Definition 1. Let $f:U\subseteq\mathbb{R}^n\to\mathbb{R}$. Those points $\mathbf{x}$ in $U$ for which $f(\mathbf{x})$ has a fixed value, say $f(\mathbf{x})=c$, form a set denoted by $L(c)$ or by $f^{-1}(c)$, which is called a level set of $f$
$L(c)=\{\mathbf{x}|\ \mathbf{x}\in U \ \text{and}\ f(\mathbf{x})=c\}$

When $n=3$, the level set is called a level surface. As the graph of a function $f(x,y,z)$ of three variables is a set (called hypersurface) in $\mathbb{R}^4$— hence, their graphs cannot be represented— the level surfaces are the only way to graphically represent a function of three variables.

Remark that the graph of a function $z=f(x,y)$ is the same as the level surface of the function $F(x,y,z)=z-f(x,y)$ with value 0.

Example 7

Describe the level surfaces of $u=f(x,y,z)=x^2+y^2+z^2$.

Solution

The level surfaces are given by
$x^2+y^2+z^2=c.$ For $c\geq 0$, This equation is the equation of a sphere of radius $\sqrt{c}$ centered at the origin. For $c<0$, there is no level curve (see Figure 9).

Example 8

Describe the level surfaces of $u=f(x,y,z)=\frac{x^2+y^2}{z}$.

Solution

The level surfaces are given by $\frac{x^2+y^2}{z}=c$, or
$(x^2+y^2)=c z.$ This equation describes the regular parabola ($z=x^2+y^2$) where its output is multiplied by $1/c$. Some of the level surfaces are shown in Figure 10.

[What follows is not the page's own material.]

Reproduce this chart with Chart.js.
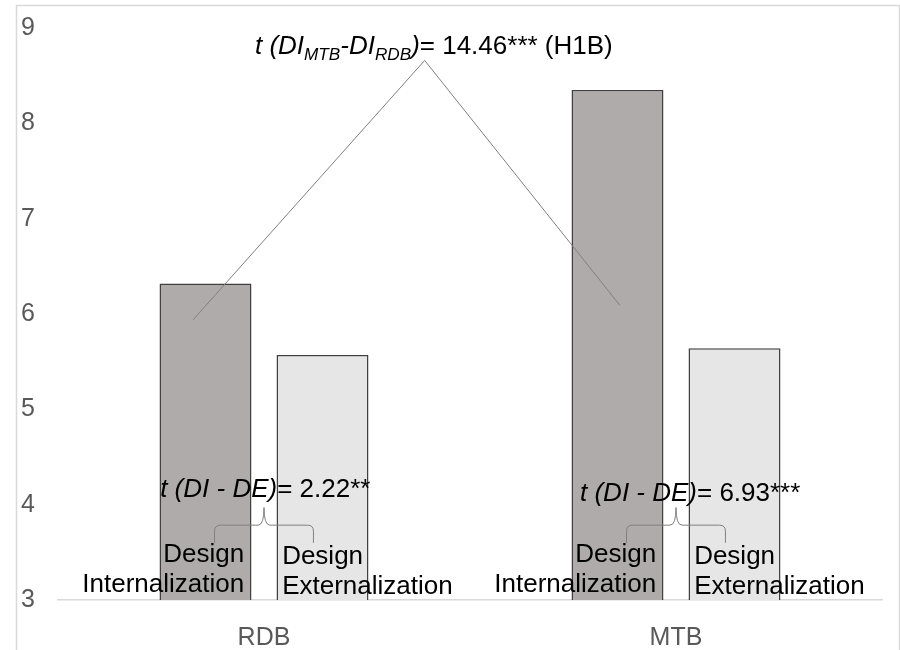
<!DOCTYPE html>
<html>
<head>
<meta charset="utf-8">
<script src="https://cdn.jsdelivr.net/npm/chart.js@4"></script>
<style>
  body { margin: 0; background: #fff; }
  #wrap { width: 900px; height: 650px; }
</style>
</head>
<body>
<div id="wrap"><canvas id="myChart" width="900" height="650"></canvas></div>
<script>
const categories = ["RDB", "MTB"];
const internalization = [6.32, 8.35];
const externalization = [5.57, 5.64];
const yMin = 3;
const yMax = 9;

// annotation anchors in data units (x = category index, y = value)
const hypoLine = [[-0.172, 5.94], [0.39, 8.66], [0.864, 6.09]];
const braceX = [-0.12, 0, 0.12];
const braceY = [3.6, 3.785, 3.97];
const tLabelPos = [[-0.252, 4.18], [-0.233, 4.13]];
const tValues = ["= 2.22**", "= 6.93***"];
const topLabelPos = [-0.022, 8.82];
const diLabelX = -0.048;
const deLabelX = 0.044;
const labelLinesY = [3.47, 3.16];

const FONT = "'Liberation Sans', Arial, sans-serif";

const drawRich = (c, x, y, segs, size) => {
  let cx = x;
  segs.forEach(s => {
    const fs = s.sub ? size * 0.66 : size;
    c.font = (s.italic ? "italic " : "") + fs + "px " + FONT;
    c.textBaseline = "alphabetic";
    c.textAlign = "left";
    c.fillText(s.t, cx, y + (s.sub ? size * 0.22 : 0));
    cx += c.measureText(s.t).width;
  });
};

const overlay = {
  id: "overlay",
  beforeDraw(chart) {
    const c = chart.ctx;
    c.save();
    c.fillStyle = "#fff";
    c.fillRect(0, 0, chart.width, chart.height);
    c.strokeStyle = "#d9d9d9";
    c.lineWidth = 1.5;
    c.strokeRect(16.5, 5.5, 883, 700);
    c.restore();
  },
  afterDatasetsDraw(chart) {
    const c = chart.ctx;
    const xs = chart.scales.x, ys = chart.scales.y;
    const px = (i, v) => [xs.getPixelForValue(i), ys.getPixelForValue(v)];
    c.save();

    // hypothesis line between the DI bars
    c.strokeStyle = "#808080";
    c.lineWidth = 1;
    c.beginPath();
    hypoLine.forEach((p, k) => {
      const [X, Y] = px(p[0], p[1]);
      if (k === 0) c.moveTo(X, Y); else c.lineTo(X, Y);
    });
    c.stroke();

    c.fillStyle = "#000";
    const size = 26;
    const [tx, ty] = px(topLabelPos[0], topLabelPos[1]);
    drawRich(c, tx, ty + 9, [
      { t: "t (DI", italic: true },
      { t: "MTB", italic: true, sub: true },
      { t: "-DI", italic: true },
      { t: "RDB", italic: true, sub: true },
      { t: ")", italic: true },
      { t: "= 14.46*** (H1B)" }
    ], size);

    categories.forEach((cat, i) => {
      // curly brace
      const [lx, by] = px(i + braceX[0], braceY[0]);
      const [mx, hy] = px(i + braceX[1], braceY[1]);
      const [rx, tipY] = px(i + braceX[2], braceY[2]);
      const r = 6;
      c.strokeStyle = "#808080";
      c.lineWidth = 1;
      c.beginPath();
      c.moveTo(lx, by);
      c.lineTo(lx, hy + r);
      c.quadraticCurveTo(lx, hy, lx + r, hy);
      c.lineTo(mx - r, hy);
      c.quadraticCurveTo(mx, hy, mx, tipY);
      c.quadraticCurveTo(mx, hy, mx + r, hy);
      c.lineTo(rx - r, hy);
      c.quadraticCurveTo(rx, hy, rx, hy + r);
      c.lineTo(rx, by);
      c.stroke();

      // t test label
      const [lx2, ly2] = px(i + tLabelPos[i][0], tLabelPos[i][1]);
      drawRich(c, lx2, ly2 + 9, [
        { t: "t (DI - DE)", italic: true },
        { t: tValues[i] }
      ], size);

      // series names
      c.font = size + "px " + FONT;
      c.textBaseline = "middle";
      const diX = xs.getPixelForValue(i + diLabelX);
      const deX = xs.getPixelForValue(i + deLabelX);
      const y1 = ys.getPixelForValue(labelLinesY[0]);
      const y2 = ys.getPixelForValue(labelLinesY[1]);
      c.textAlign = "right";
      c.fillText("Design", diX, y1);
      c.fillText("Internalization", diX, y2);
      c.textAlign = "left";
      c.fillText("Design", deX, y1 + 2);
      c.fillText("Externalization", deX, y2 + 2);
    });
    c.restore();
  }
};

new Chart(document.getElementById("myChart").getContext("2d"), {
  type: "bar",
  data: {
    labels: categories,
    datasets: [
      {
        label: "Design Internalization",
        data: internalization,
        backgroundColor: "#afabab",
        borderColor: "#404040",
        borderWidth: 1.5,
        categoryPercentage: 0.568,
        barPercentage: 0.786
      },
      {
        label: "Design Externalization",
        data: externalization,
        backgroundColor: "#e7e6e6",
        borderColor: "#404040",
        borderWidth: 1.5,
        categoryPercentage: 0.568,
        barPercentage: 0.786
      }
    ]
  },
  options: {
    responsive: false,
    animation: false,
    layout: { padding: { left: 21, right: 18, top: 28, bottom: 0 } },
    plugins: { legend: { display: false }, tooltip: { enabled: false } },
    scales: {
      x: {
        grid: { display: false },
        border: { display: true, color: "#d9d9d9", width: 1.5 },
        ticks: { color: "#595959", font: { size: 25, family: FONT }, padding: 15 },
        afterFit: s => { s.height = 50; }
      },
      y: {
        min: yMin,
        max: yMax,
        grid: { display: false, drawTicks: false },
        border: { display: false },
        ticks: { stepSize: 1, color: "#595959", font: { size: 25, family: FONT }, padding: 0, crossAlign: "far" },
        afterFit: s => { s.width = 37; }
      }
    }
  },
  plugins: [overlay]
});
</script>
</body>
</html>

If $f(x,y,z)$ gives the temperature at each point of 3-space, the level surfaces (curves of constant temperature) are called isothermal. In physics, when $f(x,y,z)$ is a potential function, which gives the value of the potential energy at each point of space, the level surfaces are called equipotential or isopotential. Figure 11 shows the electrostatic equipotentials between two electric charges.